There’s no firm date on when the Gators will have access to the facility, but it should happen when the team is still in fall camp. Construction crews are working three shifts to get it done as soon as possible.
The facility will help Florida dodge bad weather and not miss practice days because of lightning. It also helps the Gators in recruiting with major programs across the country showcasing an indoor practice facility.
But there’s also a bigger importance. The coaching staff can work with the team in the facility to keep the drain from the sun off the players, hoping to keep them fresh longer into the season. Florida coach Jim McElwain said the plan during fall camp is to practice two days outside before going into the facility for the third day of practice.
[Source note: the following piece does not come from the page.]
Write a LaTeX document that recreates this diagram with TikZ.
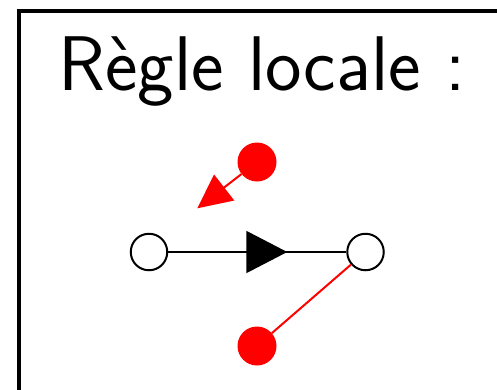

"The whole idea is the use of it to take that beating of the sun off during two-a-days every third practice,” McElwain said. “That doesn’t mean you go slower. You take the beating off the body from that (heat) standpoint, which then makes you fresher as the season works at the end.”
During a game week with perfect weather, the Gators would use the indoor facility on Monday before getting outside on Tuesday and Wednesday. Thursday and Friday both consist of work only in the indoor facility before a game on Saturday. In the summer, the team would exclusively use the indoor facility for its offseason program.
OFFENSIVE LINE PIECES: Through the first week of practice, there’s still not much known about the offensive line. David Sharpe will likely start at one of the tackle spots and Trip Thurman will be at one of the interior spots. Outside of those two, there are a lot of questions.
The main thing that has caused the questions is some young players that have stepped up in recent days. McElwain said Tyler Jordan and Martez Ivey have both been emerging and could play significant roles this fall.
The wildcard is Mason Halter. He worked as the first-team left tackle to start practice but has been learning how to play both guard spots as well.
“He’s the guy that’s proven he can play a couple spots,” McElwain said. “He’s a guy that we feel can fit in as we’re doing that.”
If Ivey proves he can begin the year as one of the starting offensive tackles, McElwain said Halter could slide inside to guard “or vice-versa.” While all eyes in the freshman class have been on Ivey and Jordan, Fred Johnson has started to turn heads in recent days. At 6-6, 305 pounds, he has the build of an upperclassman.
The freshmen will all make mistakes but McElwain is optimistic about what the group has shown so far.
“I’m not ready to anoint any one of them and obviously they’ve had their share of mistakes on the big stage, in their minds, today,” McElwain said. “I really feel good about some of the pieces that we have to work with. We’ve got to get it in the right spot. I think creating some depth by being able to move some guys that could be a starter but backup at another spot. You try to get your best five on the field no matter what happens.”
SPECIAL TEAMS STARTERS: During a 109-play scrimmage on offense, the Gators also mixed in 26 special teams reps. Austin Hardin missed a field goal, but he impressed McElwain with his strong leg and bounced back to have a solid overtime session of practice.
McElwain said in the spring that Hardin needed to improve on being able to get his kickoffs out of the end zone, and he has done that this fall.
“I could see a lot more pop on his leg and his hang time I think has been pretty good,” McElwain said.
Johnny Townsend is “doing a really good job” with punting. The snappers needed to speed up their operation time from earlier in the week, but it showed progress and looked improved during Friday’s scrimmage.